The marital deduction and portability of the estate tax exemption allows one spouse to pass their assets on to the surviving spouse without incurring any estate tax.  In addition, portability may allow the surviving spouse to use any portion of the deceased spouse’s unused exclusion amount upon their passing.  The marital deduction and portability of the estate tax exemption may make the largest financial impact, but it will likely apply to wealthy couples with estates greater than $10M.

Income Taxes

Same-sex married couples will now be able to simplify their tax lives due to their ability to file a joint tax return on both federal and state levels (depending of course upon the laws in applicable states). They may also take advantage of retroactive tax treatment rules that allows couples who originally filed their returns as something other than “married filing jointly” to amend certain of their prior returns and file jointly with their spouse if warranted.

One area that same-sex couples will still need to approach with caution is applicable state laws.
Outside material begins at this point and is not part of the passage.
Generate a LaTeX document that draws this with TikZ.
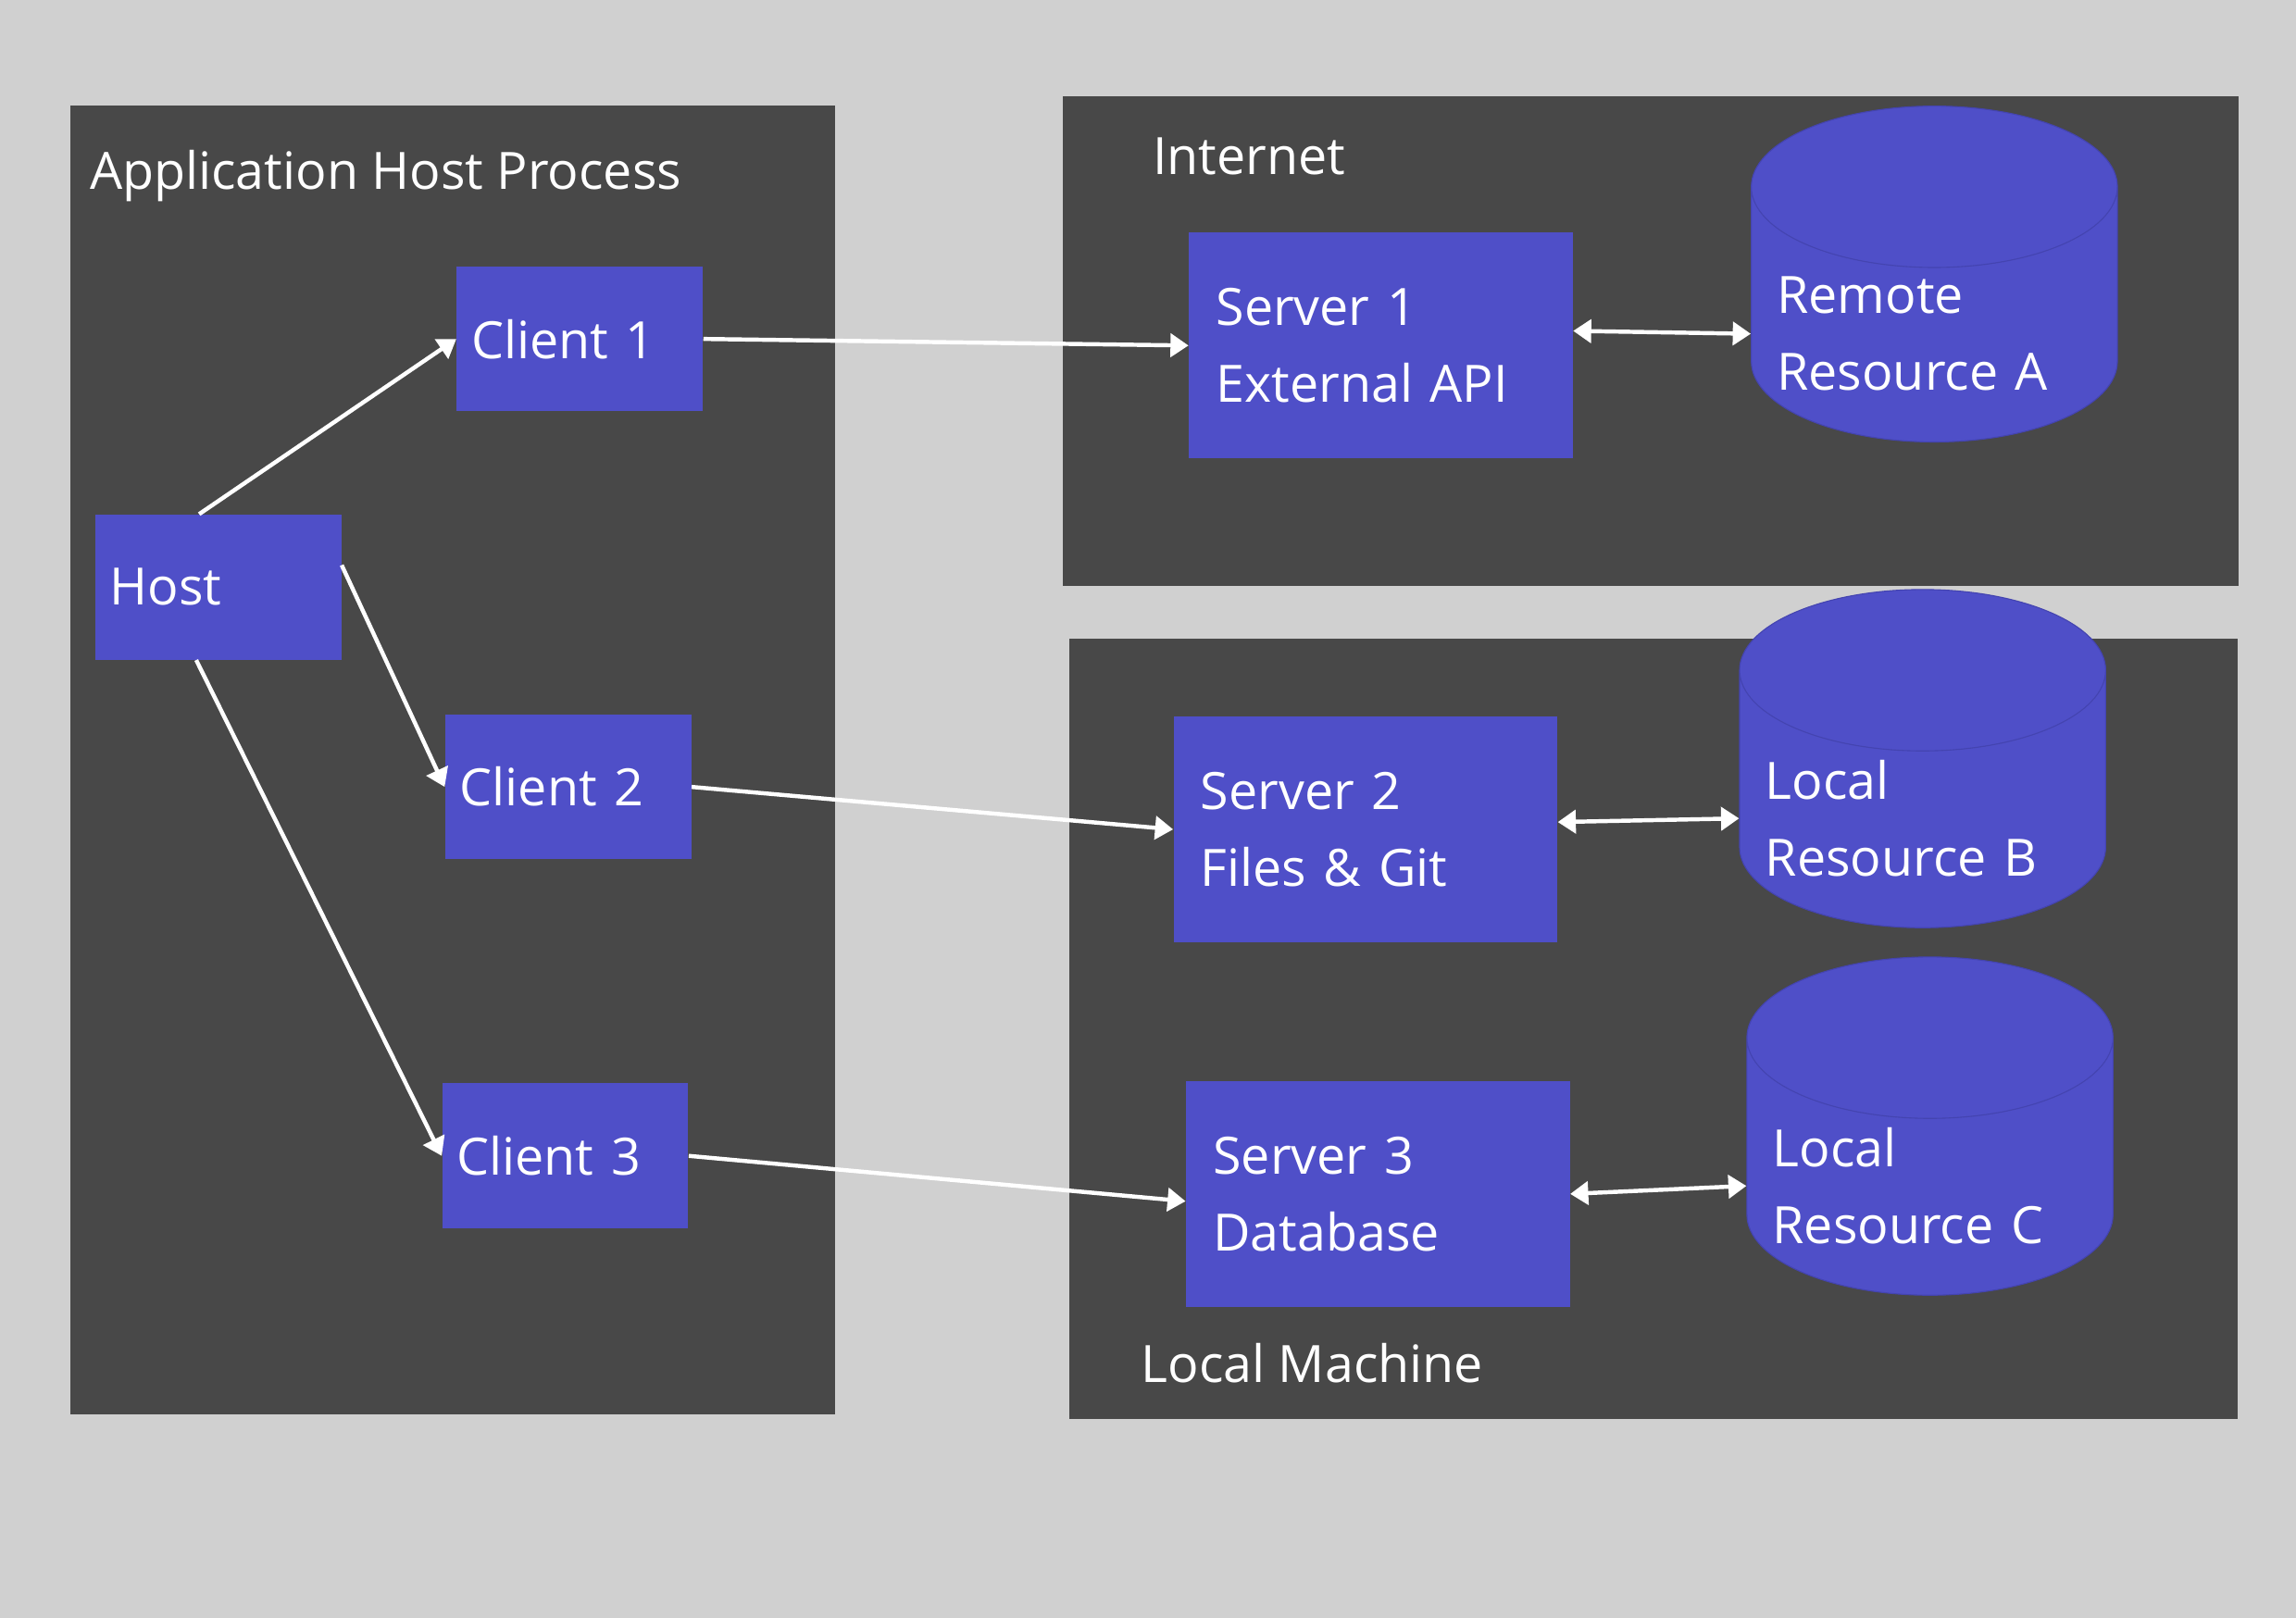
\documentclass[tikz,border=0pt]{standalone}
\usepackage{fontspec}
\setmainfont{Open Sans}
\usetikzlibrary{arrows.meta,shapes.geometric}
\definecolor{bggray}{HTML}{D0D0D0}
\definecolor{panel}{HTML}{484848}
\definecolor{boxblue}{HTML}{4F4FC8}
\definecolor{edgeblue}{HTML}{4444B0}
\tikzset{
  bigfont/.style={font=\fontsize{20}{30}\selectfont},
  panelbox/.style={fill=panel, draw=none},
  titletext/.style={bigfont, text=white, anchor=west, inner sep=0pt},
  clientbox/.style={fill=boxblue, draw=none, text=white, bigfont, align=left,
    minimum width=3.36cm, minimum height=1.98cm, text width=2.96cm, inner xsep=0.2cm},
  serverbox/.style={fill=boxblue, draw=none, text=white, bigfont, align=left,
    minimum width=5.24cm, minimum height=3.08cm, text width=4.5cm, inner xsep=0.37cm},
  store/.style={cylinder, shape border rotate=90, aspect=0.45, fill=boxblue, draw=edgeblue,
    text=white, bigfont, align=left, minimum width=5cm, minimum height=3.16cm,
    text width=4.3cm, inner xsep=0.3cm},
  link/.style={draw=white, line width=1.6pt, -{Triangle[length=7pt,width=9pt]}},
  dlink/.style={draw=white, line width=1.6pt, {Triangle[length=7pt,width=9pt]}-{Triangle[length=7pt,width=9pt]}}
}
\begin{document}
\begin{tikzpicture}
\fill[bggray] (0,0) rectangle (31.36,-22.1);
\useasboundingbox (0,0) rectangle (31.36,-22.1);
% panels
\fill[panelbox] (0.96,-1.44) rectangle (11.4,-19.32);
\fill[panelbox] (14.52,-1.32) rectangle (30.58,-8.0);
\fill[panelbox] (14.6,-8.72) rectangle (30.56,-19.38);
\node[titletext] (apptitle) at (1.22,-2.4) {Application Host Process};
\node[titletext] (nettitle) at (15.74,-2.14) {Internet};
\node[titletext] (loctitle) at (15.58,-18.62) {Local Machine};
% host and clients
\node[clientbox] (host) at (2.98,-8.02) {Host};
\node[clientbox] (client1) at (7.92,-4.63) {Client 1};
\node[clientbox] (client2) at (7.76,-10.75) {Client 2};
\node[clientbox] (client3) at (7.72,-15.79) {Client 3};
% servers
\node[serverbox] (server1) at (18.86,-4.72) {Server 1\\External API};
\node[serverbox] (server2) at (18.65,-11.33) {Server 2\\Files \& Git};
\node[serverbox] (server3) at (18.82,-16.31) {Server 3\\Database};
% resources
\node[store] (resA) at (26.42,-4.56) {Remote\\Resource A};
\node[store] (resB) at (26.26,-11.18) {Local\\Resource B};
\node[store] (resC) at (26.36,-16.2) {Local\\Resource C};
% connectors
\draw[link] ([xshift=-0.26cm]host.north) -- (client1.west);
\draw[link] ([yshift=0.3cm]host.east) -- (client2.west);
\draw[link] ([xshift=-0.3cm]host.south) -- (client3.west);
\draw[link] (client1.east) -- (server1.west);
\draw[link] (client2.east) -- (server2.west);
\draw[link] (client3.east) -- ([yshift=-0.1cm]server3.west);
\draw[dlink] ([yshift=0.2cm]server1.east) -- (resA.west);
\draw[dlink] ([yshift=0.1cm]server2.east) -- (resB.west);
\draw[dlink] (server3.east) -- (resC.west);
\end{tikzpicture}
\end{document}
Because same-sex marriage is legal only in certain states, there is a chance that federal benefits can be jeopardized if the couple established their residence in a state that does not recognize same-sex marriage, even if they were married in a state that permitted same-sex marriage.

The Supreme Court ruling over the constitutionality of DOMA may cause one of the largest impacts on the receipt of federal benefits for individuals in this country.  These newly available federal benefits will likely significantly improve the financial outlook of many same-sex married couples, but these couples still need to tread tax and financial planning cautiously.  Utilizing the skills a Certified Financial Planner™ can help couples take proper advantage of federal and state benefits.